-- start of Records to use --

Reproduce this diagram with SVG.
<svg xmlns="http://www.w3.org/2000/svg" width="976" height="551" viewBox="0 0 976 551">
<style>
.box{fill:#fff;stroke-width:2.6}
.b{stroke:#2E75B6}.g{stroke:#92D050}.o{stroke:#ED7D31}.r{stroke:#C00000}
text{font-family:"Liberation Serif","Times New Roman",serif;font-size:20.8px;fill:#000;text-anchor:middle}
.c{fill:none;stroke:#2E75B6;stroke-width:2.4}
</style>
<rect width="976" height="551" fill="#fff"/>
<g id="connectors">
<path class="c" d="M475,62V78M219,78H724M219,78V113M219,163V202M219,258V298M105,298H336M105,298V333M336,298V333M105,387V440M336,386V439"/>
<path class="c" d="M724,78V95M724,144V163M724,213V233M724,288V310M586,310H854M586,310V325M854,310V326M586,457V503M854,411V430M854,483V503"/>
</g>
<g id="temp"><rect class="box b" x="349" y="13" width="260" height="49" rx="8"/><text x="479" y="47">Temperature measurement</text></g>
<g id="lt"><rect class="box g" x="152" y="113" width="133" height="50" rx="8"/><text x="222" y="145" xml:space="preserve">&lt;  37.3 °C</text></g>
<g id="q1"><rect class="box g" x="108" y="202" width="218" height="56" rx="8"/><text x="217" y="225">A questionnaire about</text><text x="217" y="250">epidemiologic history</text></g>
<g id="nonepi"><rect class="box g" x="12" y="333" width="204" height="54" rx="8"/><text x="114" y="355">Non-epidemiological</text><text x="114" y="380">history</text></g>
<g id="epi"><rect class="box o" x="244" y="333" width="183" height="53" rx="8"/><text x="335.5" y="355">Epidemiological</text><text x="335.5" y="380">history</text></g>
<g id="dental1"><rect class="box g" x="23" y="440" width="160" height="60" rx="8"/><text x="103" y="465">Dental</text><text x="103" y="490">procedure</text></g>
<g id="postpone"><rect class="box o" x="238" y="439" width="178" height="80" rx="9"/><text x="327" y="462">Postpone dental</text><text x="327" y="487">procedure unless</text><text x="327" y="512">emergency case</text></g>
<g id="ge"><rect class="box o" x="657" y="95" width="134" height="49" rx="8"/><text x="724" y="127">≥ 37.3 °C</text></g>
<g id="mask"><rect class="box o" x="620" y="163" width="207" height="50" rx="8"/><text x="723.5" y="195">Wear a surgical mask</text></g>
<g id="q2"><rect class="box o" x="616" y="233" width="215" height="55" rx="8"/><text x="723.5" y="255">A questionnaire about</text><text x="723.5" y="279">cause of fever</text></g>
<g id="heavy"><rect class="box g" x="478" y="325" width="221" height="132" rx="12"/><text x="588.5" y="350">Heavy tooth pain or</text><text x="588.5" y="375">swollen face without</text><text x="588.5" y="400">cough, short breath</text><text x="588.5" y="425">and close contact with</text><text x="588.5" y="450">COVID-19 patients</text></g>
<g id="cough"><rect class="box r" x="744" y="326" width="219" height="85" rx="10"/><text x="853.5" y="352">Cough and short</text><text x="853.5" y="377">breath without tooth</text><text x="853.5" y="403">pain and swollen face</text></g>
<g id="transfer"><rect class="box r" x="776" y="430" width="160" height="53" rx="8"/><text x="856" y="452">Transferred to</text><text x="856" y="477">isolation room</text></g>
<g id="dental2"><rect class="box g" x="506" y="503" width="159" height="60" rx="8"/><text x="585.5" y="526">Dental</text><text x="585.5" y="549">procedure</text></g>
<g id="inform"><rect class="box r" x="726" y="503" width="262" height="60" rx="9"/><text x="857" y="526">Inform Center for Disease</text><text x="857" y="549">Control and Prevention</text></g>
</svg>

-- end of Records to use --
-- start of Records to use --

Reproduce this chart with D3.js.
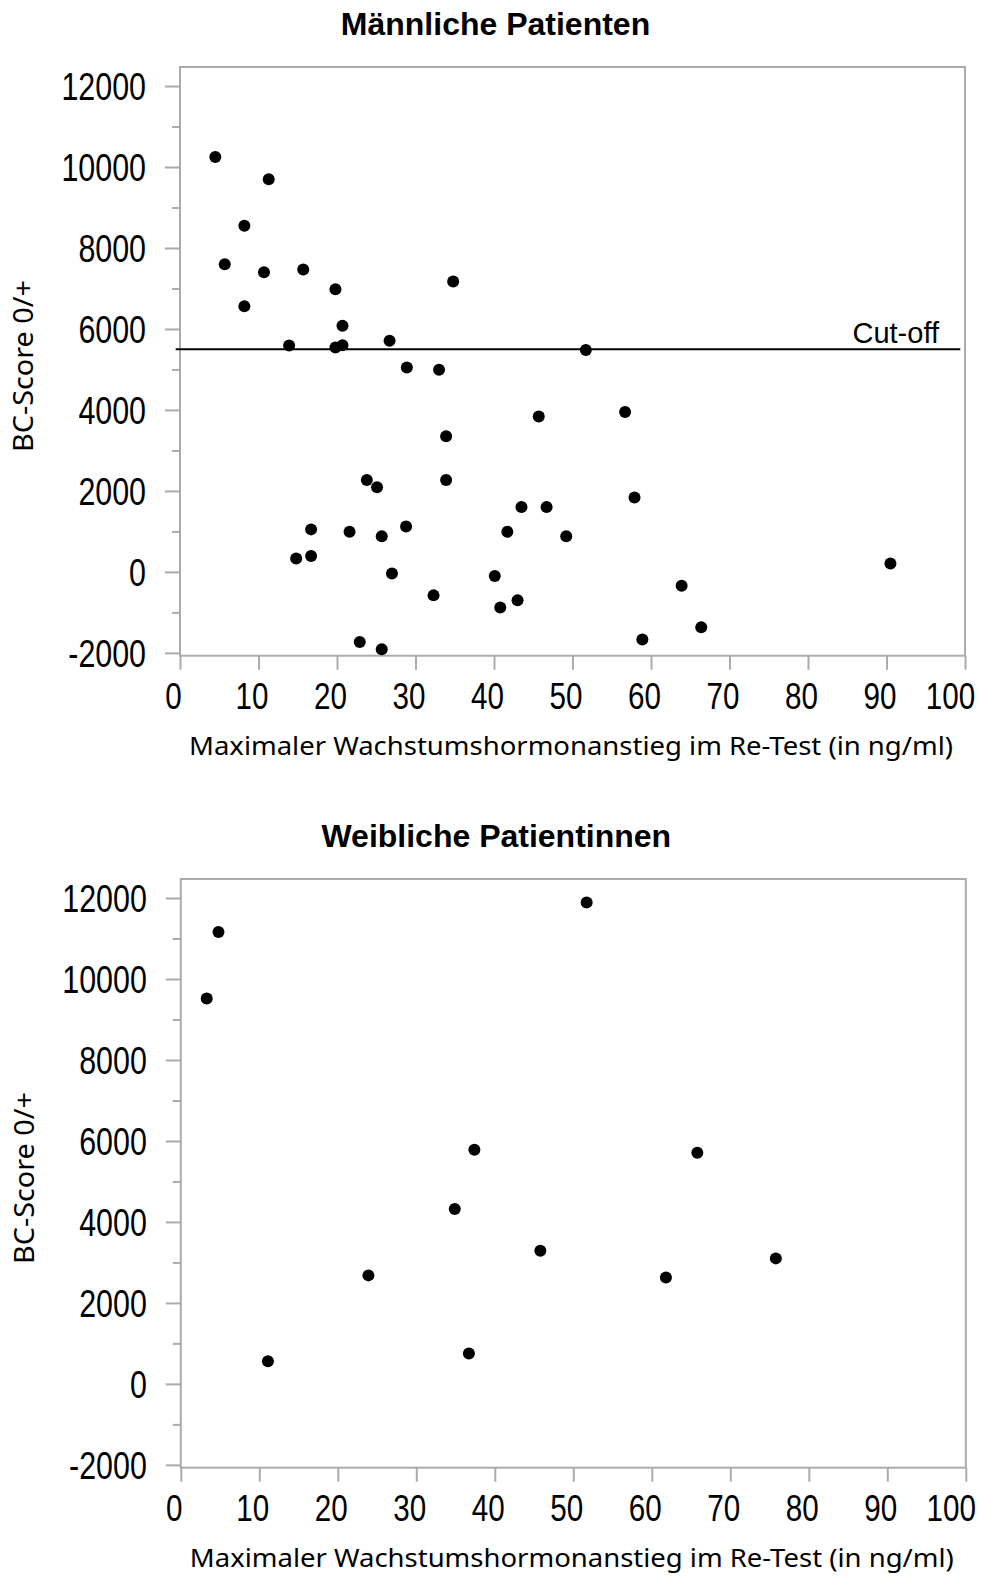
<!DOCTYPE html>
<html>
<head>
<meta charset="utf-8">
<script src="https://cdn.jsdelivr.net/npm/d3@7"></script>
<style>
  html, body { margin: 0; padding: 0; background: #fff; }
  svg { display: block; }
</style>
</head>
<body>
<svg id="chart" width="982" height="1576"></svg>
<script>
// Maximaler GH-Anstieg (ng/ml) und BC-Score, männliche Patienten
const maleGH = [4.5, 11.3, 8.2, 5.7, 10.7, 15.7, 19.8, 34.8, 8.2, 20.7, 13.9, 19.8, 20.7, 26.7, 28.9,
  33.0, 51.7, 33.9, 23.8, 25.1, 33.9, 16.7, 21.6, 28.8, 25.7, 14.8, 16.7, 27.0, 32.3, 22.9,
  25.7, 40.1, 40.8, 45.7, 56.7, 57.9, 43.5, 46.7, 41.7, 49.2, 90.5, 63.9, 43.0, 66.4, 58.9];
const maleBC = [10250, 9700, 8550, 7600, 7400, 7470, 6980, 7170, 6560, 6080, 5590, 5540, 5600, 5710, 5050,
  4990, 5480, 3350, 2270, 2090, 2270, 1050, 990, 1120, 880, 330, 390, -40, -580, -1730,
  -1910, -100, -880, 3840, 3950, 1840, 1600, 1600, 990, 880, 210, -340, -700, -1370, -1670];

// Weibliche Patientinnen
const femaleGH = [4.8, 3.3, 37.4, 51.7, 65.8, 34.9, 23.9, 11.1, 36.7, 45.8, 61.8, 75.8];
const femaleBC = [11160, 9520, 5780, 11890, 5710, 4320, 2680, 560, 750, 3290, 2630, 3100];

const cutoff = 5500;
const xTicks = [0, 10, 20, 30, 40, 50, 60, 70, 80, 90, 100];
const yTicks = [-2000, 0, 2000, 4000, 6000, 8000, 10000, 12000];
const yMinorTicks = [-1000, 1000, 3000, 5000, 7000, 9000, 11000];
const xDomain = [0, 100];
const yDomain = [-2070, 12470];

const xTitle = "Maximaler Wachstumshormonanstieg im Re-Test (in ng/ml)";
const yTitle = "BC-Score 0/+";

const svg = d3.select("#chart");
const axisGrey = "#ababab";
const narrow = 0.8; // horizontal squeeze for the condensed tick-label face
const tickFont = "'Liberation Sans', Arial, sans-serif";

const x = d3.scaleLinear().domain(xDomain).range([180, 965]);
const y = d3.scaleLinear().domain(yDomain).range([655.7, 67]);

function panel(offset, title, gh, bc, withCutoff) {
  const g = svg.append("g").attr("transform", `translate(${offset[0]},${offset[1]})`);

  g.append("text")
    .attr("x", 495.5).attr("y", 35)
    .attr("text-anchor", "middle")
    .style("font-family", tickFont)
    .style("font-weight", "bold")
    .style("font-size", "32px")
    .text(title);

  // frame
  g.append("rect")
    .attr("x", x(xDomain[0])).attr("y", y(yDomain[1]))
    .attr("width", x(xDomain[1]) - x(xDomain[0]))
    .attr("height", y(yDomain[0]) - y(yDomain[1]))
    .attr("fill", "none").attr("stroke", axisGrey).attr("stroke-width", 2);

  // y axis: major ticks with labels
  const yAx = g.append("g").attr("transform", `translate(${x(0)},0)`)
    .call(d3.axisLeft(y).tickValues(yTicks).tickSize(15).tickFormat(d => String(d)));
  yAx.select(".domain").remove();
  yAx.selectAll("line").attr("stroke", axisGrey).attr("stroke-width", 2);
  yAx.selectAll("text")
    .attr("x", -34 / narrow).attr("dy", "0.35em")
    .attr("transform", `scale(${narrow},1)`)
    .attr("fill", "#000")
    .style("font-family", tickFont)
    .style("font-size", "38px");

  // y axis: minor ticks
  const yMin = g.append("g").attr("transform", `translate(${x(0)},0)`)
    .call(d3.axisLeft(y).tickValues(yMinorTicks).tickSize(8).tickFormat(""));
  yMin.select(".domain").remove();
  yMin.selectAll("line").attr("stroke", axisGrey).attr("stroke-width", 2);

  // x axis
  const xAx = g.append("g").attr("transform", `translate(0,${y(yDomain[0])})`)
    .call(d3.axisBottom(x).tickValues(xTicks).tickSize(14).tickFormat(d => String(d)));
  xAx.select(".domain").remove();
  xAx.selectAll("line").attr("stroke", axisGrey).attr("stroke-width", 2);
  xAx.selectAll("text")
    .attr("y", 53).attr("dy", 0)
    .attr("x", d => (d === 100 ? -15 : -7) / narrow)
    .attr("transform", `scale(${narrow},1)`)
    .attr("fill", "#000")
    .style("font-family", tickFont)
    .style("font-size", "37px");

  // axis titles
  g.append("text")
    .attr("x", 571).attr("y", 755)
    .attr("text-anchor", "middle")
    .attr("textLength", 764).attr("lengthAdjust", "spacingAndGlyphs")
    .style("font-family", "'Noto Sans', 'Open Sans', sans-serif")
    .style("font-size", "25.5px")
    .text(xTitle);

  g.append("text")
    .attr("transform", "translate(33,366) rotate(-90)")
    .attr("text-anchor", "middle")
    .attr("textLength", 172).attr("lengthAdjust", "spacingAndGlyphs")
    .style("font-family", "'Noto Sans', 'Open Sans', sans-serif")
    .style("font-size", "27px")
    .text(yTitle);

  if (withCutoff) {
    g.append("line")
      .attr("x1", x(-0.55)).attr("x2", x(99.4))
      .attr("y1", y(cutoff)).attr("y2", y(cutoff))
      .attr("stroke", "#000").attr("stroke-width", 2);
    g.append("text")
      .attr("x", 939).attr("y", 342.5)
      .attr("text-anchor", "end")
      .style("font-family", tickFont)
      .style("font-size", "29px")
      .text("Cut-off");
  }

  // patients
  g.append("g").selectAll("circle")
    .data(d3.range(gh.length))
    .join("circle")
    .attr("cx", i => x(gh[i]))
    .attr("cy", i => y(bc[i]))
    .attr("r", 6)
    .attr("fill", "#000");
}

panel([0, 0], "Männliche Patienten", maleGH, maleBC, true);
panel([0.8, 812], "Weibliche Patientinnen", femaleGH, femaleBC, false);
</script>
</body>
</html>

-- end of Records to use --
-- start of Records to use --

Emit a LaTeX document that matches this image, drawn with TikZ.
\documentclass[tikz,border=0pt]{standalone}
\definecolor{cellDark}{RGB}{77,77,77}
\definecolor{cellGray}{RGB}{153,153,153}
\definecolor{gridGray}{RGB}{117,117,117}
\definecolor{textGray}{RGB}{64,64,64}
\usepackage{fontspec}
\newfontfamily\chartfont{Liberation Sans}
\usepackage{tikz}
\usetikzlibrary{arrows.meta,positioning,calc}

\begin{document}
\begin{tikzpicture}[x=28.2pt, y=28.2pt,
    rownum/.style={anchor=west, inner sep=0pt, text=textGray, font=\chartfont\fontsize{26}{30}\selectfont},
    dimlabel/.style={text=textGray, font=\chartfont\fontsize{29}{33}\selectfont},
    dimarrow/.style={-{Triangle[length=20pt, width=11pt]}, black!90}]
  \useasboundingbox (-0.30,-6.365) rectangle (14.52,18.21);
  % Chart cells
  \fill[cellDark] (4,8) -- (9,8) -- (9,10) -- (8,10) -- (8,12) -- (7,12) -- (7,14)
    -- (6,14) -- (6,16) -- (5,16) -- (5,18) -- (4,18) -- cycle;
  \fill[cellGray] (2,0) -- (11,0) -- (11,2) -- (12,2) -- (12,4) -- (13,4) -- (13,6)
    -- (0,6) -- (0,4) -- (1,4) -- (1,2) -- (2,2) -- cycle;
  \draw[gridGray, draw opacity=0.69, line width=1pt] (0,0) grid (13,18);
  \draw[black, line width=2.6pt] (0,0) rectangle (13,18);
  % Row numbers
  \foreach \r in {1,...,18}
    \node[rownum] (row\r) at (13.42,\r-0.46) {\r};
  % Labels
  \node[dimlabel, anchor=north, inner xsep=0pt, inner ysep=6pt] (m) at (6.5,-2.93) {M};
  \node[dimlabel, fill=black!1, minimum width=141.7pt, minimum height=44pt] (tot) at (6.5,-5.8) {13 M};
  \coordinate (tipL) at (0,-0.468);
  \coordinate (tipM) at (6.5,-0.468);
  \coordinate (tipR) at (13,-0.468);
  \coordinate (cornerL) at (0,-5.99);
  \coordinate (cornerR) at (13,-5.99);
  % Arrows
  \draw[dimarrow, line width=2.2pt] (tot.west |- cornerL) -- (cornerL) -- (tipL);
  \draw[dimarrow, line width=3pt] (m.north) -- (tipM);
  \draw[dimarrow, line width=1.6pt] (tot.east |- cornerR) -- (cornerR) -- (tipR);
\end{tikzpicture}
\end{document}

-- end of Records to use --

### Work to complete:
Copy exactly the stretch of lines that starts at the line holding "Reproduce this chart with D3.js." and ends at the line holding "-700, -1370, -1670];". Drop the pictures.

### Written solution:
Reproduce this chart with D3.js.
<!DOCTYPE html>
<html>
<head>
<meta charset="utf-8">
<script src="https://cdn.jsdelivr.net/npm/d3@7"></script>
<style>
  html, body { margin: 0; padding: 0; background: #fff; }
  svg { display: block; }
</style>
</head>
<body>
<svg id="chart" width="982" height="1576"></svg>
<script>
// Maximaler GH-Anstieg (ng/ml) und BC-Score, männliche Patienten
const maleGH = [4.5, 11.3, 8.2, 5.7, 10.7, 15.7, 19.8, 34.8, 8.2, 20.7, 13.9, 19.8, 20.7, 26.7, 28.9,
  33.0, 51.7, 33.9, 23.8, 25.1, 33.9, 16.7, 21.6, 28.8, 25.7, 14.8, 16.7, 27.0, 32.3, 22.9,
  25.7, 40.1, 40.8, 45.7, 56.7, 57.9, 43.5, 46.7, 41.7, 49.2, 90.5, 63.9, 43.0, 66.4, 58.9];
const maleBC = [10250, 9700, 8550, 7600, 7400, 7470, 6980, 7170, 6560, 6080, 5590, 5540, 5600, 5710, 5050,
  4990, 5480, 3350, 2270, 2090, 2270, 1050, 990, 1120, 880, 330, 390, -40, -580, -1730,
  -1910, -100, -880, 3840, 3950, 1840, 1600, 1600, 990, 880, 210, -340, -700, -1370, -1670];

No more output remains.